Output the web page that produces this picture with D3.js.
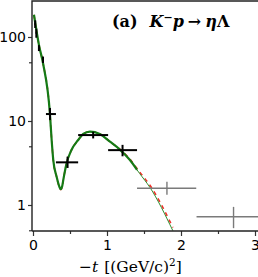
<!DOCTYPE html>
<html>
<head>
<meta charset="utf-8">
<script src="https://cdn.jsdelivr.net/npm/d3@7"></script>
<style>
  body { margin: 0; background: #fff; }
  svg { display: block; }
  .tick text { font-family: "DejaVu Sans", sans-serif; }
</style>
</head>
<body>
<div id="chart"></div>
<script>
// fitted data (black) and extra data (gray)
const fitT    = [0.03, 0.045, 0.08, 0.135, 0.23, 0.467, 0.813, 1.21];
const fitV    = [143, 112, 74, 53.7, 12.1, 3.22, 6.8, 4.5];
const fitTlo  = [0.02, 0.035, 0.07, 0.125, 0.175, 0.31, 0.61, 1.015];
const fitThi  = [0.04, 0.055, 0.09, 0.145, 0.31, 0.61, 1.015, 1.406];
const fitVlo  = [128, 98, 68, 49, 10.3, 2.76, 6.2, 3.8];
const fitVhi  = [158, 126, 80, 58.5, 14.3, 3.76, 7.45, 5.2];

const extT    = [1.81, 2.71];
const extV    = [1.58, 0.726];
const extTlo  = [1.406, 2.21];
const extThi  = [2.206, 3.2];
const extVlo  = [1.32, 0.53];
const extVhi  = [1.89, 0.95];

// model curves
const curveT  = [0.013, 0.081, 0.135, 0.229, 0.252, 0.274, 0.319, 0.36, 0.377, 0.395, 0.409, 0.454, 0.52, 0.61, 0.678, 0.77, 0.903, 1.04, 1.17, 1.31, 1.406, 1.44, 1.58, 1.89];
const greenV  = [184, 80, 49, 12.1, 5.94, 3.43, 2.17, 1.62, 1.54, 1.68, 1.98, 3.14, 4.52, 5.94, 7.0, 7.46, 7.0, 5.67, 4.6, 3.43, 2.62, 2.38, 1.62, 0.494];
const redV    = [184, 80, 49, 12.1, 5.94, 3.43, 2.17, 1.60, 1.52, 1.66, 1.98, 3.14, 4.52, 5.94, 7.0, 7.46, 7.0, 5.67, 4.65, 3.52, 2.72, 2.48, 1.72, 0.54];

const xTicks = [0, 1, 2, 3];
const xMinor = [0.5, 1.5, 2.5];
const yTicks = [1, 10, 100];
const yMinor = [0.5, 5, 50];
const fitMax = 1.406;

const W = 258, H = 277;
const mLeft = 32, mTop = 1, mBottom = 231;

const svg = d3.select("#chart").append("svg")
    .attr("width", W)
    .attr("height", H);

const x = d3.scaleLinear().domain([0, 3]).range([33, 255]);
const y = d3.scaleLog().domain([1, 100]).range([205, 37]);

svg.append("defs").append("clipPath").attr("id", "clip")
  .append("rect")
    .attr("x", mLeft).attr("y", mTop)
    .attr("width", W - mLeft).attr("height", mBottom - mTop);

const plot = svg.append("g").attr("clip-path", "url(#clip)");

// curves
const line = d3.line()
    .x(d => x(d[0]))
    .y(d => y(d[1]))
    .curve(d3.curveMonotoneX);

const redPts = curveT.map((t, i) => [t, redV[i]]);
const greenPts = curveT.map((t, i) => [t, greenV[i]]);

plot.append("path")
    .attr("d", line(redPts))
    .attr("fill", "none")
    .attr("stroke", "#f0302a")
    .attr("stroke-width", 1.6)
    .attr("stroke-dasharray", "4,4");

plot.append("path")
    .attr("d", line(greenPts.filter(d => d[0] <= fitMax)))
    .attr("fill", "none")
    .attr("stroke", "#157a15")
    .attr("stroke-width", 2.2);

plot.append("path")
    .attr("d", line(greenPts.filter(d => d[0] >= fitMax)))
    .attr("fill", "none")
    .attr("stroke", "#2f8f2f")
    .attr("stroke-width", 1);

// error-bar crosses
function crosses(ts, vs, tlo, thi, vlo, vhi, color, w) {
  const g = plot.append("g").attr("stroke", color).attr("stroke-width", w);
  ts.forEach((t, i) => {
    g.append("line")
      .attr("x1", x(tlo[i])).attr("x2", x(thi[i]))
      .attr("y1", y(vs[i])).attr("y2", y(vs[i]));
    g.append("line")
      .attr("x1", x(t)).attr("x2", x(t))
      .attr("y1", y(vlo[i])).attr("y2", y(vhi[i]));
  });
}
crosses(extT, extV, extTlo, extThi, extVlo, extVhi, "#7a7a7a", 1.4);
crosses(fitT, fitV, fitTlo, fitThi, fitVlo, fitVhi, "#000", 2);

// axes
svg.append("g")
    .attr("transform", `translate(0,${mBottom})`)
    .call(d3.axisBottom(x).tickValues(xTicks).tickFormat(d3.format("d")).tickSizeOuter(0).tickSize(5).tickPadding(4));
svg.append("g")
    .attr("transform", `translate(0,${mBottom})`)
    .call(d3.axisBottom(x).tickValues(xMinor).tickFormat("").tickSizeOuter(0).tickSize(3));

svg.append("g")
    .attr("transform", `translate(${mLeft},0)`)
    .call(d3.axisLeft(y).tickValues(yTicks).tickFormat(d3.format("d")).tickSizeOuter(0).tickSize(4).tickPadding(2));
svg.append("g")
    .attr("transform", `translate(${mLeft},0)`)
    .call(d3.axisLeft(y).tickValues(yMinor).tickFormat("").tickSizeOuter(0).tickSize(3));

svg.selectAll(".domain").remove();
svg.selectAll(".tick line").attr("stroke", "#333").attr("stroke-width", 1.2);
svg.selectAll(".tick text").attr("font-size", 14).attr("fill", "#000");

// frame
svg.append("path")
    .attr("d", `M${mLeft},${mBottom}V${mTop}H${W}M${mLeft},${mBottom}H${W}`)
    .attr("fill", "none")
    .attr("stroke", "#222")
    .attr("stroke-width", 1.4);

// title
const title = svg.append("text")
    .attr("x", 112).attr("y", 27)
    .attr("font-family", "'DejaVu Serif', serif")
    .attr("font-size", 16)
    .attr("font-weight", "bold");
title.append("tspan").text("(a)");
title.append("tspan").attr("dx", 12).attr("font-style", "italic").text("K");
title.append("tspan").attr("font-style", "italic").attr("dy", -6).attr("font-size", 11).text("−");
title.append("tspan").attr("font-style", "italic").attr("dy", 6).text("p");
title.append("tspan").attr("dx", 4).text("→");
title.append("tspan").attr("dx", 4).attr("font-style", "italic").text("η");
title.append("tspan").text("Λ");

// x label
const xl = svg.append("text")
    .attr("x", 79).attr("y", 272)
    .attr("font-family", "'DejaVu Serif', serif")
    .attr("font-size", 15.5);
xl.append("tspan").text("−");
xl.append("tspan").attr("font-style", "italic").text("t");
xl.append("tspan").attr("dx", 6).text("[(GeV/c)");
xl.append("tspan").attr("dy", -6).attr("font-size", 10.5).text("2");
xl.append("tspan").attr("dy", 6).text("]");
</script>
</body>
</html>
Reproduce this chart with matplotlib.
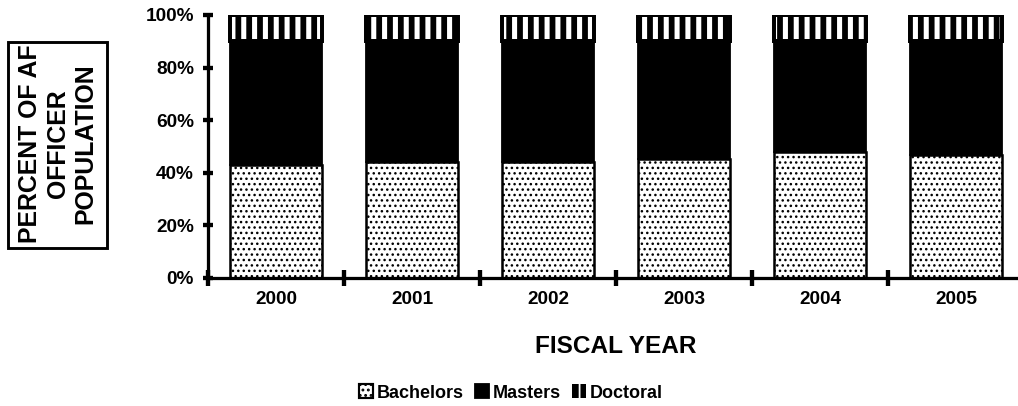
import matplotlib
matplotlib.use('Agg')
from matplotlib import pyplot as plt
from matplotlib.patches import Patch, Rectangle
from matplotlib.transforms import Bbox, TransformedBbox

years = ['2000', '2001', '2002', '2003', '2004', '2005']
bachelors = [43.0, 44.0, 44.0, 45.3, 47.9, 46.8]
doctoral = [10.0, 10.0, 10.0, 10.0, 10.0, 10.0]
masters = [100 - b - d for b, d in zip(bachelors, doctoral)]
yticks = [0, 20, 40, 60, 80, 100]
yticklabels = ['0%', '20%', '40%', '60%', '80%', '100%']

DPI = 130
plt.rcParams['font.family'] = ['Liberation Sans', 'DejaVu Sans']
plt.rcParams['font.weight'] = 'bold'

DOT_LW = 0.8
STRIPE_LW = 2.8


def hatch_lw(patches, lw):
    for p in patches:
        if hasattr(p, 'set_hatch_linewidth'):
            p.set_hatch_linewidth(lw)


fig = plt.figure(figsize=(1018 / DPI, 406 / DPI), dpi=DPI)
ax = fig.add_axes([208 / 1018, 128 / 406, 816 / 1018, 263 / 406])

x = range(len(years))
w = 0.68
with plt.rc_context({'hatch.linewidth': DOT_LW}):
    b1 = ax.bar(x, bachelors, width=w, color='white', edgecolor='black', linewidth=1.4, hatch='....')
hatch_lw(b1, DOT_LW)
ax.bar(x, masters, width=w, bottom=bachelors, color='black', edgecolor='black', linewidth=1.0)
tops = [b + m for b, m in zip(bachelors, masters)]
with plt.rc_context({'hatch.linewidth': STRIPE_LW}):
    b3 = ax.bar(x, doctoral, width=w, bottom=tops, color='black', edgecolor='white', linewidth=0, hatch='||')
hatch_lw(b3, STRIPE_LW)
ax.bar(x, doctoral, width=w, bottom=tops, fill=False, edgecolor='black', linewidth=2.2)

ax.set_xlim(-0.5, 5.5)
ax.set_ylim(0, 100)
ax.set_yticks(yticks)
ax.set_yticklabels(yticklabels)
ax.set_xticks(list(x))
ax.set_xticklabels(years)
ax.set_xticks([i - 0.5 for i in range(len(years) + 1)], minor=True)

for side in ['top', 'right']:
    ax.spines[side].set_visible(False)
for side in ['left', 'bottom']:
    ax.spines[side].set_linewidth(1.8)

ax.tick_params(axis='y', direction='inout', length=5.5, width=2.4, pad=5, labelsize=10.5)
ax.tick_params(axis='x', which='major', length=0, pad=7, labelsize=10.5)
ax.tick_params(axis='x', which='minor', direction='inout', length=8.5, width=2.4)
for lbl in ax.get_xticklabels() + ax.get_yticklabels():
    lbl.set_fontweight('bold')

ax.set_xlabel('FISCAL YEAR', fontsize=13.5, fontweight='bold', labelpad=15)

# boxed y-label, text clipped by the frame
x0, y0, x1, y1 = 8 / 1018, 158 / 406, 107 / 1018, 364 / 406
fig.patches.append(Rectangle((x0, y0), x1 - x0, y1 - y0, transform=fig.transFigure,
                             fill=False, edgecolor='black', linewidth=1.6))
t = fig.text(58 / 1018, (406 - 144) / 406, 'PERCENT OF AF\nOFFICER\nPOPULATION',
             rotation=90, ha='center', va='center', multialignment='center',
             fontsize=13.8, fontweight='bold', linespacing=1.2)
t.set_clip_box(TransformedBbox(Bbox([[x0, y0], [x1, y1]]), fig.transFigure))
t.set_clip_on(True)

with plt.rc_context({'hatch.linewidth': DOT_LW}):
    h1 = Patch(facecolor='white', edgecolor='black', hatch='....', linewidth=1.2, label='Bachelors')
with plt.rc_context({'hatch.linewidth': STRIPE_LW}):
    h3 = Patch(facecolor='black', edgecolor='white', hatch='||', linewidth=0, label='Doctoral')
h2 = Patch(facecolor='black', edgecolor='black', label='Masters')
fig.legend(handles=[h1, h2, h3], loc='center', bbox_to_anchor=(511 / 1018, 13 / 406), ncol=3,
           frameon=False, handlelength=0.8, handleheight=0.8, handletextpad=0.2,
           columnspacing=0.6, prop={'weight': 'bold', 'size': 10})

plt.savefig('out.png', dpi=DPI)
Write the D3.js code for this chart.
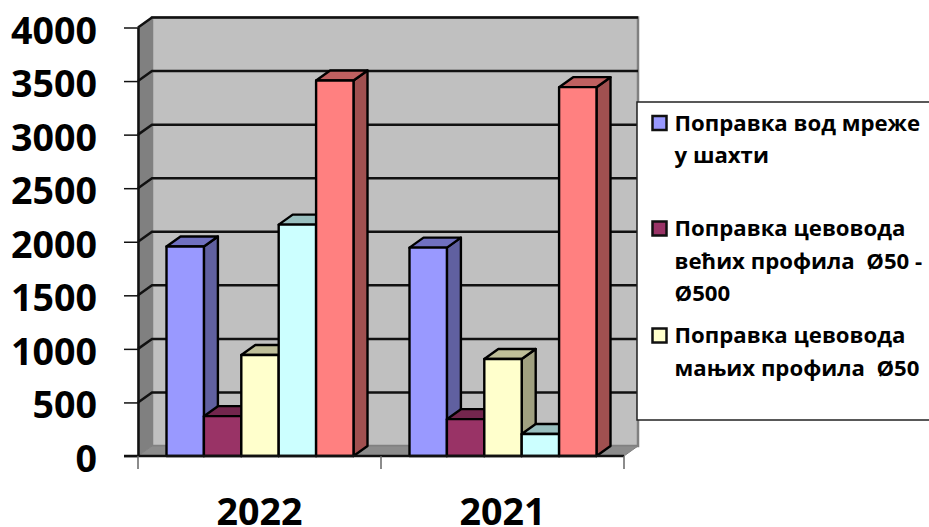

************

Write out word for word the lines above that run from the one with "Reproduce this chart with matplotlib." to the one with "yticklabels = ['0%', '20%', '40%', '60%', '80%', '100%']". Include both end lines; exclude the images.

The reply >>
Reproduce this chart with matplotlib.
import matplotlib
matplotlib.use('Agg')
from matplotlib import pyplot as plt
from matplotlib.patches import Patch, Rectangle
from matplotlib.transforms import Bbox, TransformedBbox

years = ['2000', '2001', '2002', '2003', '2004', '2005']
bachelors = [43.0, 44.0, 44.0, 45.3, 47.9, 46.8]
doctoral = [10.0, 10.0, 10.0, 10.0, 10.0, 10.0]
masters = [100 - b - d for b, d in zip(bachelors, doctoral)]
yticks = [0, 20, 40, 60, 80, 100]
yticklabels = ['0%', '20%', '40%', '60%', '80%', '100%']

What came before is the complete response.